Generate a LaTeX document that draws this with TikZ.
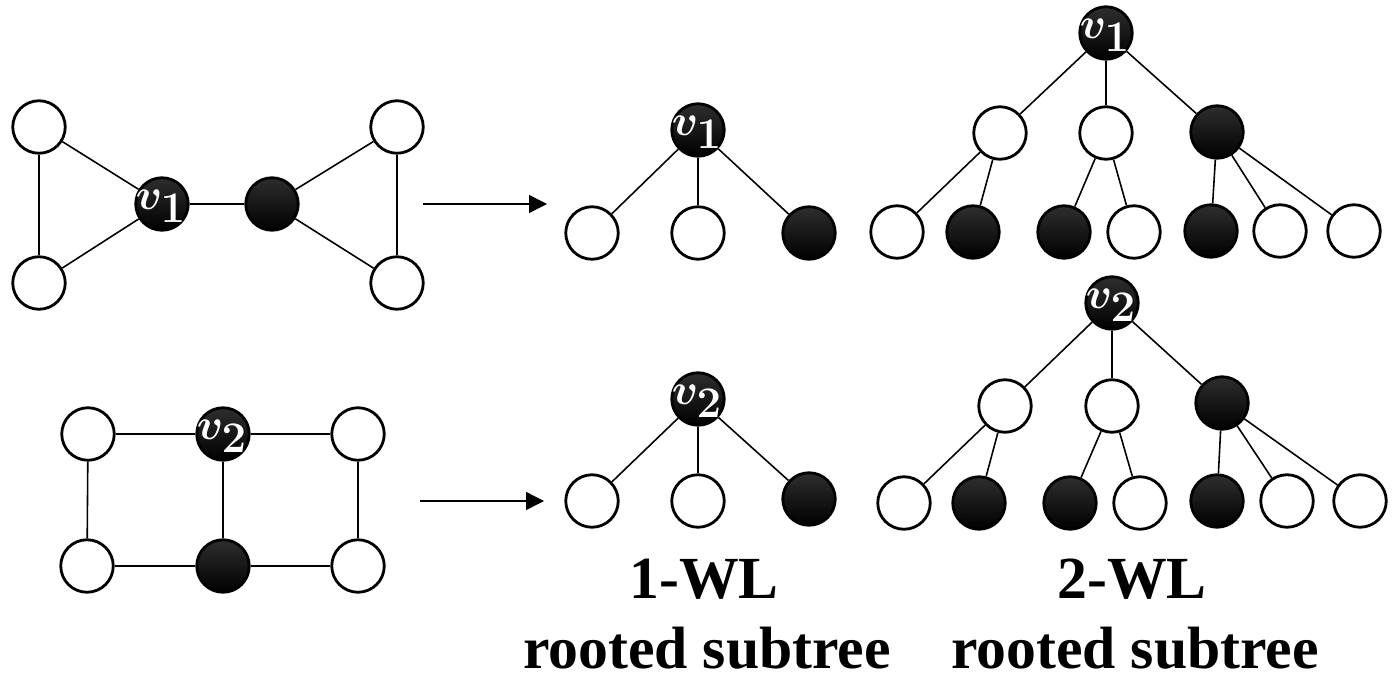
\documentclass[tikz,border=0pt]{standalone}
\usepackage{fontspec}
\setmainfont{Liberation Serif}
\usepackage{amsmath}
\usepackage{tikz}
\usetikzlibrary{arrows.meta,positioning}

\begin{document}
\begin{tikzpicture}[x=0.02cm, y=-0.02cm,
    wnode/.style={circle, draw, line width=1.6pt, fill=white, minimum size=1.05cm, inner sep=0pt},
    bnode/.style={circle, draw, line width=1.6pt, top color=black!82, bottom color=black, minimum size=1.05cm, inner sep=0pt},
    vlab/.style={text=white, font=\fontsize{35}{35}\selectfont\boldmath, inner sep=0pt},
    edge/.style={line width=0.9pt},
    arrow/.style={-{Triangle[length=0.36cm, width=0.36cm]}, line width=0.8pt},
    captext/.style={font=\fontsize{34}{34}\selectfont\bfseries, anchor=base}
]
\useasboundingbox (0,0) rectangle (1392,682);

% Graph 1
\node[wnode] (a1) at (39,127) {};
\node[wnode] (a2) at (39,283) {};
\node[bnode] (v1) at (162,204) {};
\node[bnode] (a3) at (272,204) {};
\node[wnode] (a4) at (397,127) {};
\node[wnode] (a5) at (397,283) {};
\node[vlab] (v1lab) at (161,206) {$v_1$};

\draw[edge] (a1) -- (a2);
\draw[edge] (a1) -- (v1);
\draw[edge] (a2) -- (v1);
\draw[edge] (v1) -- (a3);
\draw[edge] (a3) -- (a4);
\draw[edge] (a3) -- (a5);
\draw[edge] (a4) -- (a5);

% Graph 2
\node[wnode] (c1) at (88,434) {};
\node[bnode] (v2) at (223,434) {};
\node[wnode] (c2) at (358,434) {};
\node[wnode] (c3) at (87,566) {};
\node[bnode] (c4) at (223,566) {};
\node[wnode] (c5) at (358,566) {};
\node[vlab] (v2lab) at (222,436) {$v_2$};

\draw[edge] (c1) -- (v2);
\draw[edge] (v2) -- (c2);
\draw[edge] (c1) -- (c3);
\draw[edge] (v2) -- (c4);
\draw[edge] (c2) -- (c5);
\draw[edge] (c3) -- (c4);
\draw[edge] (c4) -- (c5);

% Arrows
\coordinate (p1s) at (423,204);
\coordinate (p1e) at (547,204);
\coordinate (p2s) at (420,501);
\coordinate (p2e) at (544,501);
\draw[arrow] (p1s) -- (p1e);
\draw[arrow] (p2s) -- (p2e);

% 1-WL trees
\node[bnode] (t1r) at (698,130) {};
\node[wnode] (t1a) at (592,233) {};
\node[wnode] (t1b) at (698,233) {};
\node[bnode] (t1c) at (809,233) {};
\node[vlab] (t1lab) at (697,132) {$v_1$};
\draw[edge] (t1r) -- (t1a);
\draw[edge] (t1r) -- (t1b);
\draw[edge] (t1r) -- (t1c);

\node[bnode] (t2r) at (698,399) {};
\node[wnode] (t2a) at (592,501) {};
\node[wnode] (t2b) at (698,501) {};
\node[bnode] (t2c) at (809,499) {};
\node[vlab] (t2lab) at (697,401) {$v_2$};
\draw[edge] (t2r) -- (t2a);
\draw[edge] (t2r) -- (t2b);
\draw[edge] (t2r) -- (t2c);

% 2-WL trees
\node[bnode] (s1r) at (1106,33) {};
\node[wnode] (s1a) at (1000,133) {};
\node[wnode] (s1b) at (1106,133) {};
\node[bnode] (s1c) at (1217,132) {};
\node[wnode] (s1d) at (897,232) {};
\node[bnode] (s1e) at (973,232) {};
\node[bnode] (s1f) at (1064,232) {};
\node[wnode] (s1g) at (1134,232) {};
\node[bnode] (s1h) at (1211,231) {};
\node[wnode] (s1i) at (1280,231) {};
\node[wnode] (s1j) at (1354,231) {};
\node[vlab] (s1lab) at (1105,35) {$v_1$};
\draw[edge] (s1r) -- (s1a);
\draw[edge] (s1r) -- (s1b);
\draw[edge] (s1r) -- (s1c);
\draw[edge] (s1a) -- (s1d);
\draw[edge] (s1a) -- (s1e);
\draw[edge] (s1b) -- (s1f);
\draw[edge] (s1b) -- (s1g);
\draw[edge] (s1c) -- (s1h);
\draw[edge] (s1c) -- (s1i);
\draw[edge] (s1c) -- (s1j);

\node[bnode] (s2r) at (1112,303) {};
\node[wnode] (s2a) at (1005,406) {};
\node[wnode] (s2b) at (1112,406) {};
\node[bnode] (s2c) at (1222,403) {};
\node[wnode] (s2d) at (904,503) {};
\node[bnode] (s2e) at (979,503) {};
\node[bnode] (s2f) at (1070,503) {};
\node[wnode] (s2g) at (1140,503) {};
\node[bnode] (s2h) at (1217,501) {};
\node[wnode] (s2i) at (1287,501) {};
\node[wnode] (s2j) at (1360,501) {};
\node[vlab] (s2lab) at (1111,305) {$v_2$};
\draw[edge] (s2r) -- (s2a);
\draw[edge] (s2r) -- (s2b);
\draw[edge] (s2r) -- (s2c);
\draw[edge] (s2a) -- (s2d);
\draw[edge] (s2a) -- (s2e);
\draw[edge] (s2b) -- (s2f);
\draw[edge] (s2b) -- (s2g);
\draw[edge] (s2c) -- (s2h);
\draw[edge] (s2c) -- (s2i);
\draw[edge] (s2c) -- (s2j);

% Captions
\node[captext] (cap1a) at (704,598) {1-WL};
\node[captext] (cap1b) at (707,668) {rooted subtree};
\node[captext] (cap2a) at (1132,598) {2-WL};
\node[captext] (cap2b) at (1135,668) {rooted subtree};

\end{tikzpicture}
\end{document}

*Required work:* Transcribe the listing in full. Omit the pictures and keep every line exact.

*Task response:*
Generate a LaTeX document that draws this with TikZ.
\documentclass[tikz,border=0pt]{standalone}
\usepackage{fontspec}
\setmainfont{Liberation Serif}
\usepackage{amsmath}
\usepackage{tikz}
\usetikzlibrary{arrows.meta,positioning}

\begin{document}
\begin{tikzpicture}[x=0.02cm, y=-0.02cm,
    wnode/.style={circle, draw, line width=1.6pt, fill=white, minimum size=1.05cm, inner sep=0pt},
    bnode/.style={circle, draw, line width=1.6pt, top color=black!82, bottom color=black, minimum size=1.05cm, inner sep=0pt},
    vlab/.style={text=white, font=\fontsize{35}{35}\selectfont\boldmath, inner sep=0pt},
    edge/.style={line width=0.9pt},
    arrow/.style={-{Triangle[length=0.36cm, width=0.36cm]}, line width=0.8pt},
    captext/.style={font=\fontsize{34}{34}\selectfont\bfseries, anchor=base}
]
\useasboundingbox (0,0) rectangle (1392,682);

% Graph 1
\node[wnode] (a1) at (39,127) {};
\node[wnode] (a2) at (39,283) {};
\node[bnode] (v1) at (162,204) {};
\node[bnode] (a3) at (272,204) {};
\node[wnode] (a4) at (397,127) {};
\node[wnode] (a5) at (397,283) {};
\node[vlab] (v1lab) at (161,206) {$v_1$};

\draw[edge] (a1) -- (a2);
\draw[edge] (a1) -- (v1);
\draw[edge] (a2) -- (v1);
\draw[edge] (v1) -- (a3);
\draw[edge] (a3) -- (a4);
\draw[edge] (a3) -- (a5);
\draw[edge] (a4) -- (a5);

% Graph 2
\node[wnode] (c1) at (88,434) {};
\node[bnode] (v2) at (223,434) {};
\node[wnode] (c2) at (358,434) {};
\node[wnode] (c3) at (87,566) {};
\node[bnode] (c4) at (223,566) {};
\node[wnode] (c5) at (358,566) {};
\node[vlab] (v2lab) at (222,436) {$v_2$};

\draw[edge] (c1) -- (v2);
\draw[edge] (v2) -- (c2);
\draw[edge] (c1) -- (c3);
\draw[edge] (v2) -- (c4);
\draw[edge] (c2) -- (c5);
\draw[edge] (c3) -- (c4);
\draw[edge] (c4) -- (c5);

% Arrows
\coordinate (p1s) at (423,204);
\coordinate (p1e) at (547,204);
\coordinate (p2s) at (420,501);
\coordinate (p2e) at (544,501);
\draw[arrow] (p1s) -- (p1e);
\draw[arrow] (p2s) -- (p2e);

% 1-WL trees
\node[bnode] (t1r) at (698,130) {};
\node[wnode] (t1a) at (592,233) {};
\node[wnode] (t1b) at (698,233) {};
\node[bnode] (t1c) at (809,233) {};
\node[vlab] (t1lab) at (697,132) {$v_1$};
\draw[edge] (t1r) -- (t1a);
\draw[edge] (t1r) -- (t1b);
\draw[edge] (t1r) -- (t1c);

\node[bnode] (t2r) at (698,399) {};
\node[wnode] (t2a) at (592,501) {};
\node[wnode] (t2b) at (698,501) {};
\node[bnode] (t2c) at (809,499) {};
\node[vlab] (t2lab) at (697,401) {$v_2$};
\draw[edge] (t2r) -- (t2a);
\draw[edge] (t2r) -- (t2b);
\draw[edge] (t2r) -- (t2c);

% 2-WL trees
\node[bnode] (s1r) at (1106,33) {};
\node[wnode] (s1a) at (1000,133) {};
\node[wnode] (s1b) at (1106,133) {};
\node[bnode] (s1c) at (1217,132) {};
\node[wnode] (s1d) at (897,232) {};
\node[bnode] (s1e) at (973,232) {};
\node[bnode] (s1f) at (1064,232) {};
\node[wnode] (s1g) at (1134,232) {};
\node[bnode] (s1h) at (1211,231) {};
\node[wnode] (s1i) at (1280,231) {};
\node[wnode] (s1j) at (1354,231) {};
\node[vlab] (s1lab) at (1105,35) {$v_1$};
\draw[edge] (s1r) -- (s1a);
\draw[edge] (s1r) -- (s1b);
\draw[edge] (s1r) -- (s1c);
\draw[edge] (s1a) -- (s1d);
\draw[edge] (s1a) -- (s1e);
\draw[edge] (s1b) -- (s1f);
\draw[edge] (s1b) -- (s1g);
\draw[edge] (s1c) -- (s1h);
\draw[edge] (s1c) -- (s1i);
\draw[edge] (s1c) -- (s1j);

\node[bnode] (s2r) at (1112,303) {};
\node[wnode] (s2a) at (1005,406) {};
\node[wnode] (s2b) at (1112,406) {};
\node[bnode] (s2c) at (1222,403) {};
\node[wnode] (s2d) at (904,503) {};
\node[bnode] (s2e) at (979,503) {};
\node[bnode] (s2f) at (1070,503) {};
\node[wnode] (s2g) at (1140,503) {};
\node[bnode] (s2h) at (1217,501) {};
\node[wnode] (s2i) at (1287,501) {};
\node[wnode] (s2j) at (1360,501) {};
\node[vlab] (s2lab) at (1111,305) {$v_2$};
\draw[edge] (s2r) -- (s2a);
\draw[edge] (s2r) -- (s2b);
\draw[edge] (s2r) -- (s2c);
\draw[edge] (s2a) -- (s2d);
\draw[edge] (s2a) -- (s2e);
\draw[edge] (s2b) -- (s2f);
\draw[edge] (s2b) -- (s2g);
\draw[edge] (s2c) -- (s2h);
\draw[edge] (s2c) -- (s2i);
\draw[edge] (s2c) -- (s2j);

% Captions
\node[captext] (cap1a) at (704,598) {1-WL};
\node[captext] (cap1b) at (707,668) {rooted subtree};
\node[captext] (cap2a) at (1132,598) {2-WL};
\node[captext] (cap2b) at (1135,668) {rooted subtree};

\end{tikzpicture}
\end{document}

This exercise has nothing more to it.